One part of increasing revenue is pricing. Most of the time pricing is too low and the operator struggles to gain increase.

Pricing and Revenue

Rail freight does not exist in a vacuum. It is a service to shippers and needs to generate revenue in the performance of these activities to remunerate its operations and generate real returns on investment in assets.

Put simply, the commercial objective is to secure as much business as possible as profitably as possible.

A starting point within the control of a business is to identify loss making customers and sectors and either secure price increases or ultimately cease servicing these areas. Losses should only be tolerated where actions are underway to address the cost base, including by improving productivity, or where there is a market tested appetite for an ‘extended product’ (ie by providing additional services such as administration, stock management and final mile logistics management).

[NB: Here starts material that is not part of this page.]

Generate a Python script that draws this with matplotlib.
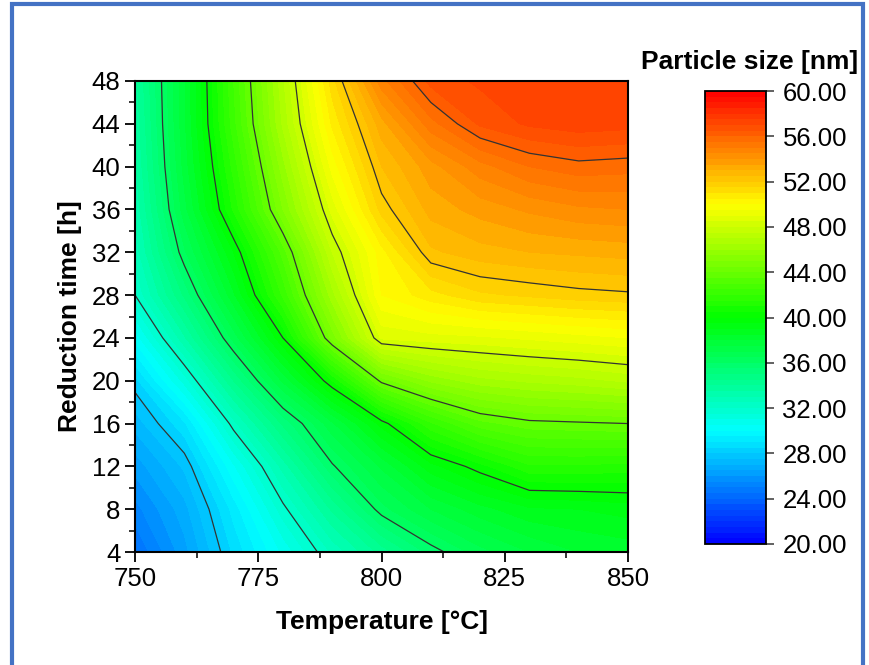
import numpy as np
import matplotlib
matplotlib.use("Agg")
import matplotlib.pyplot as plt
from matplotlib.colors import LinearSegmentedColormap
from matplotlib.patches import Rectangle
from matplotlib.ticker import MultipleLocator

plt.rcParams['font.family'] = ['Liberation Sans', 'DejaVu Sans']

# grid
temperature = [750, 760, 770, 780, 790, 800, 810, 820, 830, 840, 850]
red_time = [4, 8, 12, 16, 20, 24, 28, 32, 36, 40, 44, 48]

size_t04 = [24.5, 26.3, 28.6, 30.6, 32.6, 34.2, 35.7, 36.8, 37.5, 38.0, 38.2]
size_t08 = [25.3, 26.8, 29.2, 31.8, 34.1, 36.3, 37.5, 38.3, 38.9, 39.0, 39.2]
size_t12 = [26.2, 27.6, 30.4, 33.2, 35.9, 37.6, 39.3, 40.3, 41.4, 41.4, 41.3]
size_t16 = [27.2, 28.9, 32.3, 35.1, 37.4, 39.7, 41.9, 43.3, 43.8, 43.9, 44.0]
size_t20 = [28.3, 31.2, 34.5, 37.6, 40.5, 44.2, 45.6, 46.3, 46.6, 46.8, 47.1]
size_t24 = [30.2, 33.4, 36.7, 40.0, 44.7, 48.6, 48.8, 48.9, 49.1, 49.3, 49.5]
size_t28 = [32.0, 35.1, 38.4, 42.1, 46.3, 50.0, 50.8, 51.4, 51.6, 51.8, 51.9]
size_t32 = [32.7, 36.4, 39.5, 43.2, 47.5, 50.3, 52.4, 52.8, 53.0, 53.1, 53.2]
size_t36 = [33.1, 37.3, 41.1, 45.0, 48.7, 51.7, 53.2, 53.7, 54.1, 54.4, 54.5]
size_t40 = [33.4, 37.7, 41.7, 45.8, 49.7, 52.5, 53.8, 54.8, 55.5, 55.8, 55.7]
size_t44 = [33.6, 37.9, 42.3, 46.6, 50.6, 53.3, 55.3, 56.6, 57.1, 57.3, 57.2]
size_t48 = [33.8, 37.9, 42.5, 46.9, 51.3, 54.8, 56.7, 57.1, 57.3, 57.4, 57.3]

Z = np.array([size_t04, size_t08, size_t12, size_t16, size_t20, size_t24,
              size_t28, size_t32, size_t36, size_t40, size_t44, size_t48])
X, Y = np.meshgrid(temperature, red_time)

cmap = LinearSegmentedColormap.from_list(
    'rb', ['#0000ff', '#00ffff', '#00ff00', '#ffff00', '#ff0000'])

fig = plt.figure(figsize=(8.69, 6.65), dpi=100)
ax = fig.add_axes([0.1554, 0.1699, 0.5673, 0.7083])

fill_levels = np.arange(20, 60.01, 0.5)
line_levels = np.arange(24, 60, 4)
cf = ax.contourf(X, Y, Z, levels=fill_levels, cmap=cmap, vmin=20, vmax=60)
ax.contour(X, Y, Z, levels=line_levels, colors='#333333', linewidths=0.9)

ax.set_xlim(750, 850)
ax.set_ylim(4, 48)
ax.set_xticks([750, 775, 800, 825, 850])
ax.set_yticks(np.arange(4, 49, 4))
ax.xaxis.set_minor_locator(MultipleLocator(12.5))
ax.yaxis.set_minor_locator(MultipleLocator(2))
ax.tick_params(which='major', direction='out', length=7, width=1.3, labelsize=18.5)
ax.tick_params(which='minor', direction='out', length=4, width=1.1)
for s in ax.spines.values():
    s.set_linewidth(1.5)
ax.set_xlabel('Temperature [°C]', fontsize=19, fontweight='bold', labelpad=14)
ax.set_ylabel('Reduction time [h]', fontsize=19, fontweight='bold', labelpad=7)

cax = fig.add_axes([0.811, 0.182, 0.0702, 0.681])
cb = fig.colorbar(cf, cax=cax, ticks=np.arange(20, 61, 4), format='%.2f')
cb.outline.set_linewidth(1.3)
cax.tick_params(direction='out', length=6, width=1.3, color='#555555', labelsize=18.5, pad=6)
cax.minorticks_off()
fig.text(0.862, 0.888, 'Particle size [nm]', fontsize=19, fontweight='bold',
         ha='center', va='bottom')

# blue frame around the figure
fig.patches.append(Rectangle((12 / 869, -0.02), 851 / 869, 1.014, transform=fig.transFigure,
                             fill=False, edgecolor='#4472c4', linewidth=3))

fig.savefig('out.png', dpi=100)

In the absence of any currently unforeseeable event the overwhelming majority of non-commodity freight will largely remain on road truck. The challenge for train operators is to open up other lines of business. The one-off opportunistic cargo market is effectively closed because of the practicalities of securing train paths. Short haul freight will inevitably remain on trucks. This leaves longer haul  routes serviced on a regular basis. The key to making these services economic will rely on:

1. Drastically reducing costs by achieving higher asset productivity; 
2. Securing back-haul/multiple destination traffic; 
3. Introducing value adding additional services.


The need to make a profit is often overlooked, particularly where the rail operation is largely nationalised and unreformed. It has to earn revenue from the delivery of traffic services at a competitive and attractive price. This also needs to reflect shipper’s expectations of the products and services offers and the prices they are prepared to pay in comparison to alternatives.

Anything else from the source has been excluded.